WERS 88.9 fm Album Review: David Bowie - A Reality Tour

February 5th, 2009

bowieThe most recent David Bowie record, an audio version from his Reality Tour, cleverly titled A Reality Tour, reels you in with the heroic sound of 1974's "Rebel, Rebel." While the song is still great thirty-five years after its release, "Rebel" sounds identical to its studio twin.

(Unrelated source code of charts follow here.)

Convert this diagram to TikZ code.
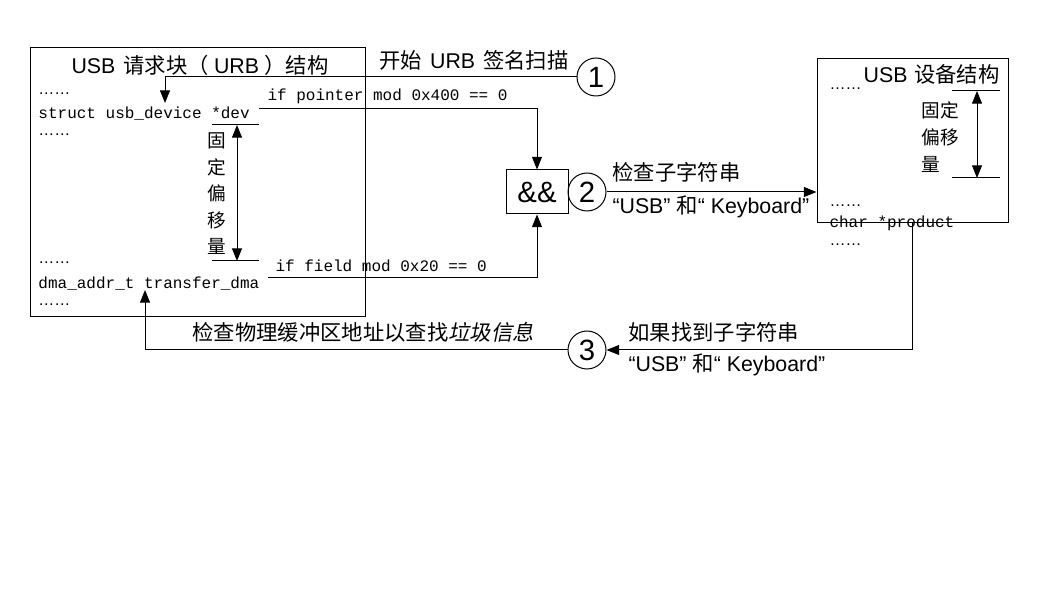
\documentclass[tikz,border=0pt]{standalone}
\usepackage{fontspec}
\setmainfont{Liberation Sans}
\setmonofont{Liberation Mono}
\newfontfamily\cjkf{Noto Sans CJK SC}
\newfontfamily\cjkfit[FakeSlant=0.2]{Noto Sans CJK SC}
\newcommand\zhs[1]{{\cjkf #1}}
\usetikzlibrary{arrows.meta,fit}
\begin{document}
\begin{tikzpicture}[x=0.75pt,y=-0.75pt,
  every path/.style={line width=0.75pt},
  arr/.style={-{Triangle[length=9.5pt,width=7.5pt]}},
  darr/.style={{Triangle[length=9.5pt,width=7.5pt]}-{Triangle[length=9.5pt,width=7.5pt]}},
  boxfit/.style={draw,inner sep=0pt},
  circ/.style={draw,circle,minimum size=28.5pt,inner sep=0pt,font=\fontsize{22}{22}\selectfont},
  lab/.style={anchor=base west,inner sep=0pt,font=\fontsize{16}{16}\selectfont},
  code/.style={anchor=base west,inner sep=0pt,font=\ttfamily\fontsize{12}{12}\selectfont},
  dots/.style={anchor=base west,inner sep=0pt,font=\fontsize{12}{12}\selectfont},
  small/.style={inner sep=0pt,font=\cjkf\fontsize{14}{14}\selectfont},
]
\useasboundingbox (0,0) rectangle (1058,595);

% URB box
\coordinate (urbNW) at (30,48);
\coordinate (urbSE) at (365,317);
\node[boxfit,fit=(urbNW)(urbSE)] (urb) {};
\node[anchor=base,inner sep=0pt,font=\fontsize{16}{16}\selectfont] (urbtitle) at (200,74) {USB\hspace{6pt}\zhs{请求块（}\hspace{4pt}URB\hspace{4pt}\zhs{）结构}};
\node[dots] (d1) at (38,95) {……};
\node[code] (dev) at (38,119) {struct usb\_device *dev};
\node[dots] (d2) at (38,136) {……};
\foreach \c [count=\i] in {固,定,偏,移,量}
  \node[small] (v\i) at (217,114+26.5*\i) {\c};
\node[dots] (d3) at (38,264) {……};
\node[code] (dma) at (38,289) {dma\_addr\_t transfer\_dma};
\node[dots] (d4) at (38,306) {……};

% offset arrow left
\coordinate (lt1) at (212,125); \coordinate (lt2) at (259,125);
\coordinate (lb1) at (212,261); \coordinate (lb2) at (259,261);
\draw (lt1) -- (lt2);
\draw (lb1) -- (lb2);
\coordinate (la1) at (237,125); \coordinate (la2) at (237,261);
\draw[darr] (la1) -- (la2);

% device box
\coordinate (devNW) at (817,59);
\coordinate (devSE) at (1008,223);
\node[boxfit,fit=(devNW)(devSE)] (devbox) {};
\node[anchor=base east,inner sep=0pt,font=\fontsize{16}{16}\selectfont] (devtitle) at (1000,83) {USB\hspace{5pt}\zhs{设备结构}};
\node[dots] (e1) at (829,90) {……};
\node[small,anchor=west] (f1) at (921,110) {固定};
\node[small,anchor=west] (f2) at (921,137) {偏移};
\node[small,anchor=west] (f3) at (921,164) {量};
\node[dots] (e2) at (829,207) {……};
\node[code] (prod) at (829,228) {char *product};
\node[dots] (e3) at (829,246) {……};
\coordinate (rt1) at (952,91); \coordinate (rt2) at (1000,91);
\coordinate (rb1) at (952,178); \coordinate (rb2) at (1000,178);
\draw (rt1) -- (rt2);
\draw (rb1) -- (rb2);
\coordinate (ra1) at (977,91); \coordinate (ra2) at (977,178);
\draw[darr] (ra1) -- (ra2);

% && and circles
\node[draw,minimum width=46.5pt,minimum height=33pt,inner sep=0pt,font=\fontsize{22}{22}\selectfont] (and) at (537,192) {\&\&};
\node[circ] (c1) at (596,77) {1};
\node[circ] (c2) at (587,192) {2};
\node[circ] (c3) at (587,350) {3};

% connector 1
\coordinate (devtgt) at (165,103);
\draw[arr] (c1.west) -| (devtgt);
\node[lab] (l1) at (379,69) {\zhs{开始}\hspace{6pt}URB\hspace{6pt}\zhs{签名扫描}};

% pointer test
\coordinate (devout) at (259,109);
\draw[arr] (devout) -| (and.north);
\node[code] (l2) at (267,101) {if pointer mod 0x400 == 0};

% field test
\coordinate (dmaout) at (268,278);
\draw[arr] (dmaout) -| (and.south);
\node[code] (l3) at (275,272) {if field mod 0x20 == 0};

% check substring
\draw[arr] (c2.east) -- (c2.east -| devbox.west);
\node[lab] (l4) at (612,181) {\zhs{检查子字符串}};
\node[lab] (l5) at (612,214) {“USB” \zhs{和}“ Keyboard”};

% found
\coordinate (prodout) at (912,223);
\draw[arr] (prodout) |- (c3.east);
\node[lab] (l6) at (628,341) {\zhs{如果找到子字符串}};
\node[lab] (l7) at (628,372) {“USB” \zhs{和}“ Keyboard”};

% check buffer
\coordinate (dmatgt) at (145,290);
\draw[arr] (c3.west) -| (dmatgt);
\node[lab] (l8) at (192,341) {\zhs{检查物理缓冲区地址以查找}{\cjkfit 垃圾信息}};
\end{tikzpicture}
\end{document}
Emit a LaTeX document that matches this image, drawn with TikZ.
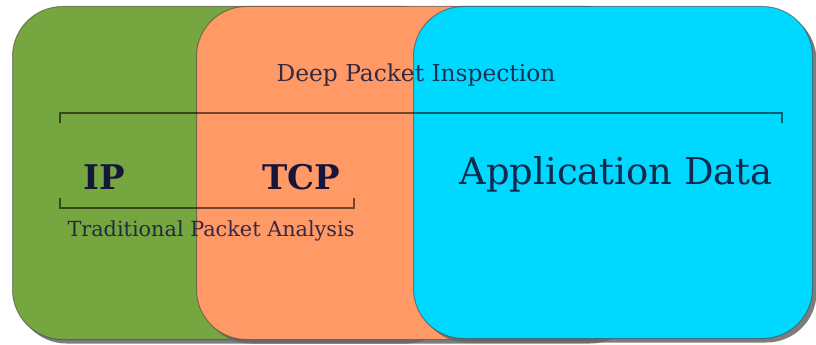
\documentclass[tikz,border=0pt]{standalone}
\usepackage{fontspec}
\setmainfont{DejaVu Serif}
\usetikzlibrary{shadows}
\definecolor{ipgreen}{RGB}{118,166,64}
\definecolor{tcporange}{RGB}{255,153,102}
\definecolor{appcyan}{RGB}{0,217,255}
\definecolor{inktext}{RGB}{20,22,58}
\begin{document}
\begin{tikzpicture}[x=1pt,y=-1pt]
\useasboundingbox (0,0) rectangle (816,345);
\tikzset{
  layer/.style={rectangle, rounded corners=50pt, draw=black!75, draw opacity=0.55,
    line width=1pt, inner sep=0pt, anchor=north west,
    drop shadow={shadow xshift=4pt, shadow yshift=-4pt, fill=black!60, opacity=0.85}},
  bracket/.style={draw=black, draw opacity=0.55, line width=1.5pt},
  label/.style={text=inktext, inner sep=0pt},
}
% stacked protocol layers
\node[layer, fill=ipgreen, minimum width=440pt, minimum height=333pt] (ip) at (12,6) {};
\node[layer, fill=tcporange, minimum width=440pt, minimum height=333pt] (tcp) at (196,6) {};
\node[layer, fill=appcyan, minimum width=399pt, minimum height=332pt] (app) at (413,6) {};

% labels
\node[label, text opacity=0.85, font=\fontsize{23.3}{27}\selectfont] (dpi) at (416,75) {Deep Packet Inspection};
\node[label, font=\fontsize{34}{38}\selectfont\bfseries] (iplbl) at (104,177) {IP};
\node[label, font=\fontsize{34}{38}\selectfont\bfseries] (tcplbl) at (301,177) {TCP};
\node[label, text opacity=0.9, font=\fontsize{36.9}{42}\selectfont] (applbl) at (616,174) {Application Data};
\node[label, text opacity=0.85, font=\fontsize{20.8}{25}\selectfont] (tpa) at (211,231) {Traditional Packet Analysis};

% span brackets
\coordinate (dpiL) at (60,123);
\coordinate (dpiR) at (782,123);
\draw[bracket] (dpiL) -- ++(0,-10) -| (dpiR);
\coordinate (tpaL) at (60,198);
\coordinate (tpaR) at (354,198);
\draw[bracket] (tpaL) -- ++(0,10) -| (tpaR);
\end{tikzpicture}
\end{document}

The tune ends quickly and calmly, Bowie shouts to the crowd that "It's great to be back again [in Dublin, at the Point Theatre,]" and we're led face-first into some 2003 Bowie, the song "New Killer Star," from his album Reality.

Bowie sounds great: tuneful, charismatic, happy, sincere, still feeding to his audience a cocktail of new and old songs with the same energy they had at their original release.

The apparently un-aged rocker cranks out a tight Pixies cover ("Cactus") and drenches his Irish audience in the heavy, electronic liquid that is 1997's "I'm Afraid of Americans," which is excellently placed (for both a live show and live release) in between "Changes" and "Heroes."

Bowie's newer material is scattered throughout the album, but A Reality's emphasis is on the man's greater hits—a resurgent performance of "The Man Who Sold the World," "Life On Mars?" and "Under Pressure," all brought to the stage with healthy vigor as though written yesterday.

Songs written more recently, such as "Slip Away" and "Heathen (The Rays)" are definitive Bowie, whisking listeners into a building ballad followed by an atmospheric landscape reminiscent of his collaborations with Brian Eno, a few of which can be heard on the album.

Standout cuts are the Low-era "Breaking Glass"—fully equipped with the lines, "You're such a wonderful person/ Betcha got problems"—as well as "China Girl," "Sunday" and 1971's "Hang On to Yourself."

Needless to say, much of the material (almost 50%) on A Reality Tour's double disc is from Bowie's 1970s catalog, with newer songs from the 2000s making up the next chunk. Worth mentioning is that this music is taken from a two-night stay in Dublin in 2003, the year his last studio album came out.